13 responses to “Stadium turf

  1. David

    So if the turf won’t handle three events in two weeks, what gets priority?

    The concert? Crusty Demons? or 3500 at an NPC rugby game?

    The ORFU refused to be an anchor tenant, and will only hire for each event.

    As owners of the venue, surely ratepayers would get a better return from a concert or Crusty Demons than from rugby.

    So where do the rugby games play if another larger event wants to use the stadium?

  2. David

    Elizabeth – apparently Carisbrook is at the end of it’s useful life and couldn’t possibly be used any more to host rugby.

    However if spectator numbers continue to decline at the same rate they have in the past 9 years, by the time the new stadium is finished everyone will fit in the old corporate boxes.

    The artificial turf will be interesting. Some of the council grounds are a mess. I watched a kids game at Maori Hill on Saturday and the ground was a health hazard for the children. It was a soggy bog that doubled as the local dog toilet – there was so much dog sh!t that the whole place stunk.

  3. Richard

    There is 100% artificial turf and reinforced turf. The former is used extensively in the US, the latter is used at Eden Park. I am not certain as to whether it is just used in areas that are heavily shaded or the entire playing surface. I think the former.

    Natural grass grows through it and, as I understand it constitutes the major part of the playing surface hence “the reinforcement).

    As you will know Elizabeth from your extensive reading of the stadium documentation/papers (you are one of the few critics who have accomplished that feat!), the reinforced turf ( I have forgotten its ‘trade name’) was considered for the new stadium but the project team decided that there was no point in unnecessarily spending the $900,000 ‘up front’ when the tests over 2 years for turf growing under EFTE have been so positive. It remains in the provided contingencies.

    So, I would take it from the discussions I have been party to at council, that Ch9 is referring to the reinforced turf and its possible use on certain grounds that are heavily used in winter.

    It is certainly one of the options for Carisbrook if it continues life (as I hope it will) as a (more extensively used) sporting ground.

    As a side note, many stadiums in the US (especially the ones linked to or part of universities) that use 100% artificial surfaces have – or are moving – to the reinforced surface.

    So, to play on the sign-off phrase used by the late Walter Cronkite, “that is the way the grass is growing tonight”.

  4. mike

    Artificial turf is despised by professional sportspeople in the US, and there is anecdotal evidence that the injury rate is a lot higher. Good to see they are moving away from that idea.

  5. Call me cynical but,

    “The concert? Crusty Demons? or 3500 at an NPC rugby game”

    When was the last time all three events were on in the same 2 week period in the middle of Winter in Dunedin – It’s not concert season!

    Leave the rubbish about declining numbers, it’s cyclical, and as we know Dunedin sells out test match rugby.

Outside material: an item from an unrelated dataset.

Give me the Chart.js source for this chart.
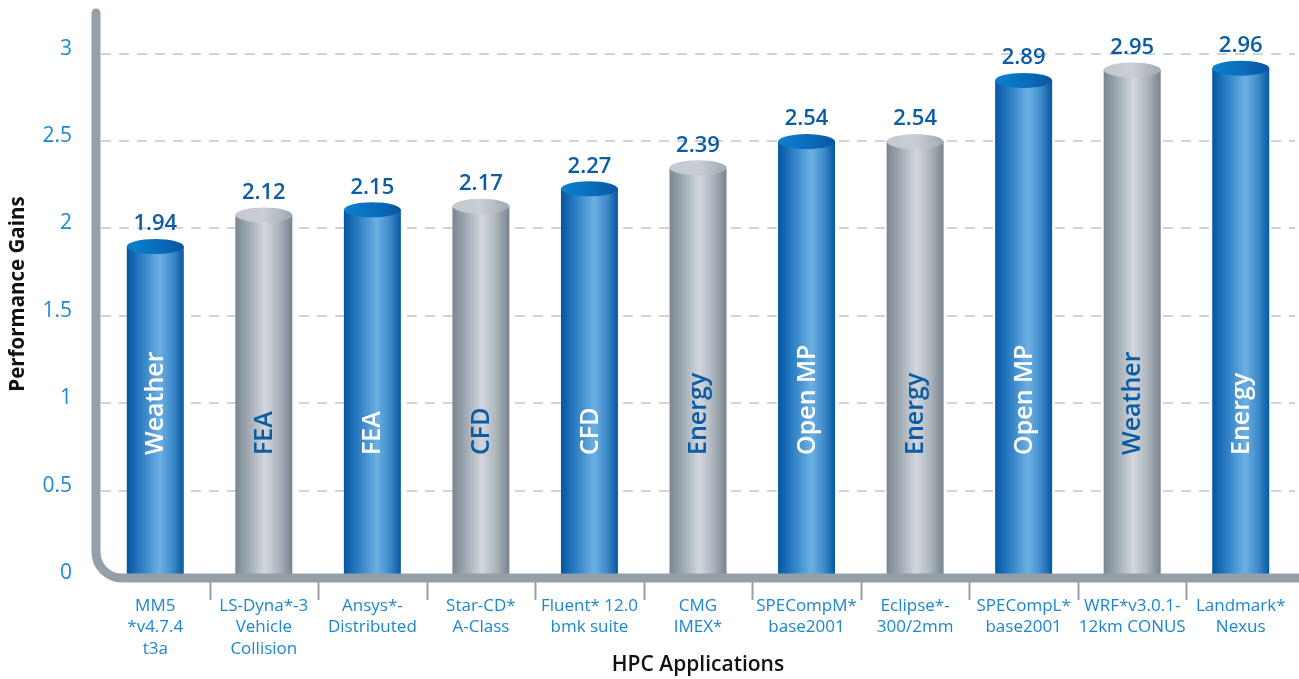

    “there was so much dog sh!t that the whole place stunk”

    that is not the council’s fault, it’s a public issue.

    I’m not into the artificial turf thing, as a footballer. Grounds are managed and they are managed well. The whole point of playing a WINTER sport in WINTER is to get muddy and have a heck of a good time doing it. Hockey on artificial turf makes sense, the ball can run true, not bobble up and kill somebody. Football and rugby should not be played on artificial turf. If we go that route, goodbye to any Dunedin representatives ever again at National level Rugby and Football – we just wouldn’t be up to it (the playing surfaces and run of the ball are completely different).

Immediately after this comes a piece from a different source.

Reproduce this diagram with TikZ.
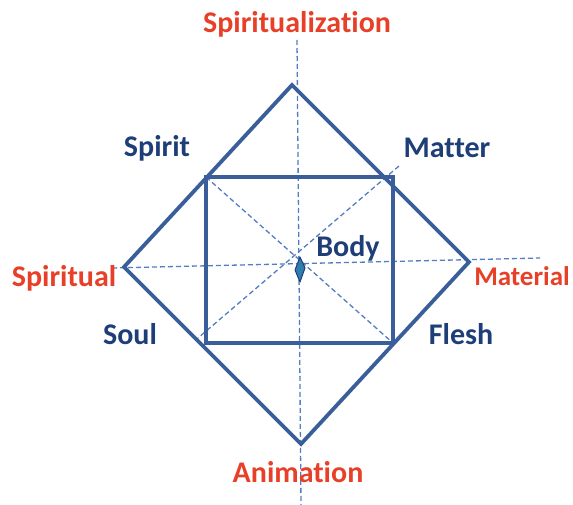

    Having said that, the last 4 games I have played at both Forrester and The Oval have been on fantastic surfaces. Sure Roslyn’s grounds are a mess, but you only need a heavy dew there and the ground turns to bog.

    Sure the council could do better in maintaining some of the grounds (The Gardens / Northern Football is a joke!), but if you are going to moan about dog poo everywhere, sorry that is another issue altogether.

  6. Richard

    Interesting examples Paul – both The Oval (many years back) and Forrester Park (much more recently) were the city landfills!

  7. David

    Richard – and Sunnyvale. Though for many years particles of metal and glass from the landfill used to slowly make their way to the surface.

    Paul says “Leave the rubbish about declining numbers, it’s cyclical…”

    Far from being rubbish as you claim – it’s a clearly provable fact. Spectator numbers have been going drastically downhill for nearly a decade (so if it’s only a cycle, then it’s a very very long one that has yet to reach the bottom).

    Paul – I get your point about concerts and rugby clashing – the new stadium isn’t likely to be used much in winter – except for rugby.

  8. David

    Elizabeth – last year’s NPC had an average of just 3700 spectators per game. You’d think that ANY OTHER use of the stadium would get more people than that (nearly 90% empty).

    So maybe Richard is right and we really do need to hold on to Carisbrook, as if the stadium is going to be successful and used often, we’ll need it to play rugby games.

  9. Richard

    When its days of hosting major rugby matches are over, Carisbrook could be used for a lot of sports in the future. The facilities could easily house several clubs making it a ‘home’ which many would see as prestigious.

    With some tweaking and reshaping there is room to provide two full rugby fields for a start while retaining most of the ‘built’ facilities.

    That may release other use, some of the existing, scattered and under-utilised grounds, many of which are in poor condition for playing sports etc. With what is happening at the ocean front, we may have no option but to relinquish some of the fields there if the coastline is to be restored to its natural configuration.

    As I have often said here before, the future use of Carisbrook is the key to the future (re)development of South Dunedin and Caversham.

    Hopefully the new duned.in site will enable an expansive discussion on that!

    I suppose I should add that these are my personal thoughts. I know that some of my council colleagues are also thinking on the same lines but “nothing is on the table yet”.